In November 2018, Jackson easily won the general election in the heavily Democratic district with 89% of the vote, becoming the first Muslim state senator. In the Senate, Jackson is serving as Chairman of Committee on Cities.

=== 2020 campaign ===
In 2020, Jackson ran for re-election to the New York State Senate. In the June 23 Democratic primary, he defeated Tirso Santiago Pina with 84.0% of the vote, 30,443 to 5,653. Jackson then won the November 3 general election over Republican Melinda Crump with 88.4% of the vote, receiving 107,072 votes to Crump's 13,961.

=== 2022 campaign ===
In 2022, Jackson ran for re-election in the 31st State Senate district. In the August 23 Democratic primary, he defeated Angel Vasquez, Francesca Castellanos, and Ruben D. Vargas, winning 58.0% of the vote with 10,478 votes; Vasquez received 5,900 votes, Castellanos 896, and Vargas 733. In the November 8 general election, Jackson defeated Republican Donald Skinner with 85.1% of the vote, 42,110 to 7,277.

=== 2024 campaign ===
In 2024, Jackson again sought re-election to the New York State Senate. The Democratic primary was canceled, and he advanced to the general election. In the November 5 general election, Jackson won re-election with 99.3% of the vote, receiving 70,294 votes; write-in votes accounted for the remaining 476 votes.

==Controversies==
===Bill Thompson heckling===
On February 1, 2013, a Democratic mayoral forum was held in Washington Heights. Elected officials repeatedly neglected to acknowledge City Councilman Jackson, who represented the area. Finally, when black mayoral candidate Bill Thompson greeted New York State Senator A. Espaillat, New York State Assemblywoman Gabriela Rosa, and New York City Councilman Ydanis Rodríguez, Jackson called out, "I'm not part of the Northern Manhattan team? ... Can you see? Hello? Am I black enough for you, brother?" Thompson responded that he had no intention of ignoring Jackson, and referred to him as a "hero" for his fight for NY City schools.

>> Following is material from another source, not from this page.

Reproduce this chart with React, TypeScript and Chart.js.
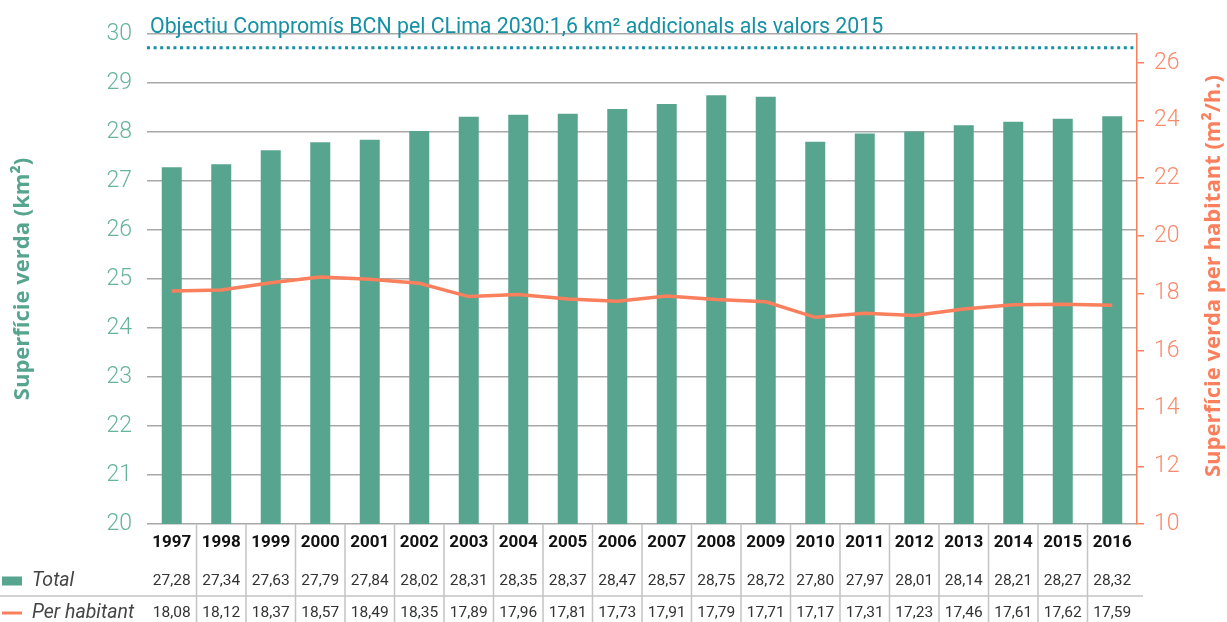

===Fairway Market lawsuit===
In February 2013 Jackson, and his wife Faika Jackson, sued Fairway Market and New York City. The Jacksons claimed Faika tripped over a downed stop sign in front of the Harlem location of the market in April 2010.

===Climate change banner===
Jackson and New York State Senator Rachel May received criticism in March 2022 after attending a rally organized by NY Renews, where they posed with a sign that compared climate change to the September 11 attacks. The sign used imagery that depicted a plane flying into the World Trade Center, with "climate change" captioned over the plane. Jackson was captured helping hold the sign up, and reading aloud from it. Jackson apologized for the incident, stating "the artwork depicted is wrong and I fully reject it."

==Personal life==
Jackson has three daughters. He met his wife, Faika Jackson, while in college. He lives with his family in Washington Heights.